Opinion / Zhu Ping

Pentagon's PLA report waste of money

By Zhu Ping ( Updated: 2014-06-06 13:41

Isn't it a big waste of US tax payers' money that every year the Pentagon submits a similar report about the Chinese military to Congress?

On Thursday, the US Defense Department said in the annual report that China continues to modernize and improve its military capabilities, and is also preparing for contingencies in the South and East China seas, where China has increasingly tense territorial disputes with some neighbors.

Barely bringing anything new compared with previous reports, the 96-page report just trumped up the clichés of “China military threat theory”. It said Chinese military spending exceeded $145 billion last year as it advanced a program modernizing an arsenal of drones, warships, jets, missiles and cyber weapons, higher than the official figure of $119.5 billion.   

Pentagon's PLA report waste of money
China Military Watch

It's really hard for Uncle Sam to change the habit of lecturing others. Being the largest military power, the US spends far more than any other country, including China, on defense and security. The US' defense budget soared from $287 billion in 2001 to $600.4 billion last year.

Despite being fully aware of the huge gap between the two militaries, the military big brother insisted on accusing China of flexing its muscles.

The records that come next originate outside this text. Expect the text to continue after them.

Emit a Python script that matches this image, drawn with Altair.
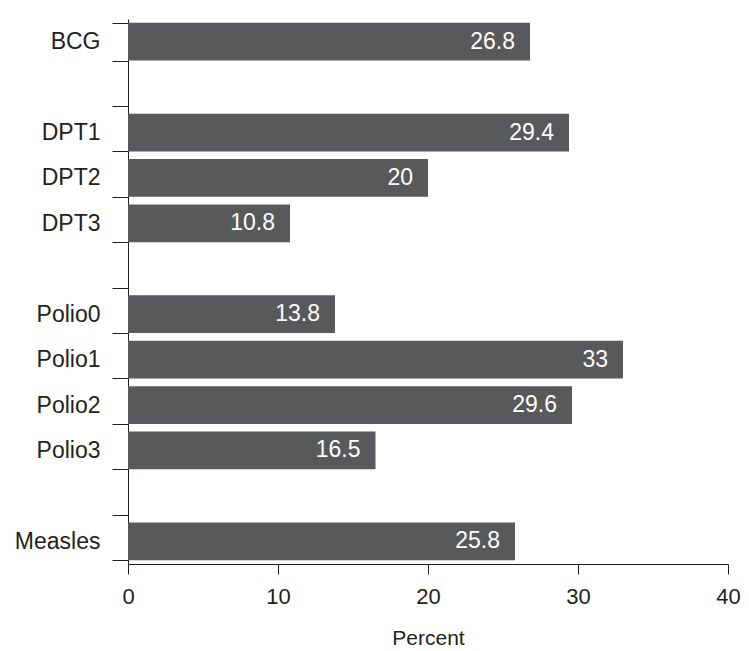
import altair as alt
import pandas as pd

categories = ["BCG", " ", "DPT1", "DPT2", "DPT3", "  ", "Polio0", "Polio1", "Polio2", "Polio3", "   ", "Measles"]
values = [26.8, None, 29.4, 20.0, 10.8, None, 13.8, 33.0, 29.6, 16.5, None, 25.8]
labels = ["26.8", "", "29.4", "20", "10.8", "", "13.8", "33", "29.6", "16.5", "", "25.8"]

df = pd.DataFrame({"cat": categories, "val": values, "lab": labels})
bars_df = df.dropna()

FONT = "Liberation Sans"
FS = 22

y_enc = alt.Y("cat:N", sort=categories,
              scale=alt.Scale(domain=categories, paddingInner=0.17, paddingOuter=0.085),
              axis=alt.Axis(title=None, tickBand="extent", tickSize=16, labelPadding=12,
                            labelFontSize=23, labelFont=FONT, labelColor="#231f20",
                            domainColor="#231f20", tickColor="#231f20", labelLimit=200))
x_enc = alt.X("val:Q", scale=alt.Scale(domain=[0, 40], nice=False),
              axis=alt.Axis(values=[0, 10, 20, 30, 40], title="Percent", grid=False,
                            tickSize=10, labelPadding=12, labelFontSize=FS, labelFont=FONT,
                            labelColor="#231f20", titleFontSize=FS - 1, titleFont=FONT,
                            titleFontWeight="normal", titleColor="#231f20", titlePadding=20,
                            domainColor="#231f20", tickColor="#231f20", labelFlush=False))

bars = alt.Chart(bars_df).mark_bar(color="#58595b").encode(y=y_enc, x=x_enc)
text = alt.Chart(bars_df).mark_text(align="right", baseline="middle", dx=-15, color="white",
                                   font=FONT, fontSize=23).encode(
    y=alt.Y("cat:N", sort=categories), x="val:Q", text="lab:N")

chart = (bars + text).properties(
    width=600, height=545,
    padding={"left": 6, "top": 0, "right": 0, "bottom": 0},
).configure_view(stroke=None)

chart.save("out.html", embed_options={"renderer": "svg", "actions": False})
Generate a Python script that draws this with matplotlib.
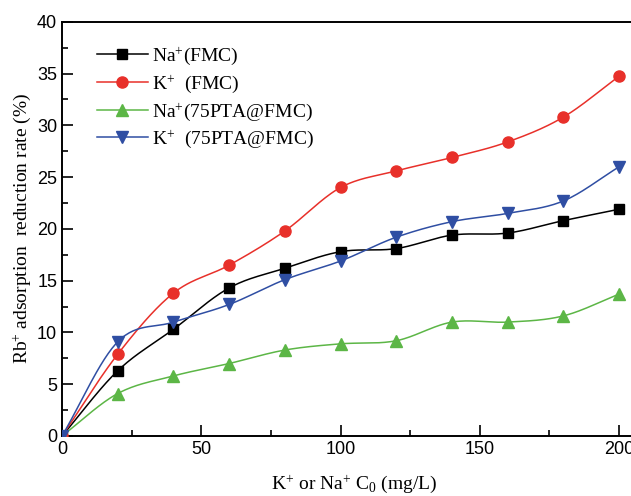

The reason is clear: the US government still bears the arduous task of budget cuts as the debt ceiling crisis is lingering in the shadows.

Therefore the Pentagon and the arms dealers have to secure budget and arms orders with the excuse of another “simulated rival” after the Iraq and Afghanistan wars end. That's why Uncle Sam meddles in the waters of the East and South China seas under the banner of “navigation freedom”, even though it's not a disputing party. It needs to create and maintain a certain degree of tension in the region, which is not only part of its strategy to keep a rising China in check, but also to guarantee interests of US big arms dealers.

Early this year, saying there is no longer need for a force to fight two wars, US Defense Secretary Chuck Hagel proposed shrinking the US military's size down to pre-World War II levels to reduce spending without losing its worldwide presence. But the budget still vowed to secure money for crucial programs such as cyber warfare, a key to modern warfare.

All of these made it even more ridiculous when the annual Pentagon report renewed warnings about China's “offensive cyber capabilities”, days after the US “charged” five Chinese military officers of cyber intrusion. The US' hypocrisy was fully exposed that it tried to justify its global surveillance on one hand and condemn others' cyber hacking as illegal on the other.

Similarly on the drone programs, the US may steal a horse while China may not look over a hedge. The Pentagon report highlighted the test of PLA's new stealth drone Lijian in November last year, after four years in development. Previously the Pentagon had cautioned China's push "combines unlimited resources with technological awareness that might allow China to match or even outpace US spending on unmanned systems in the future."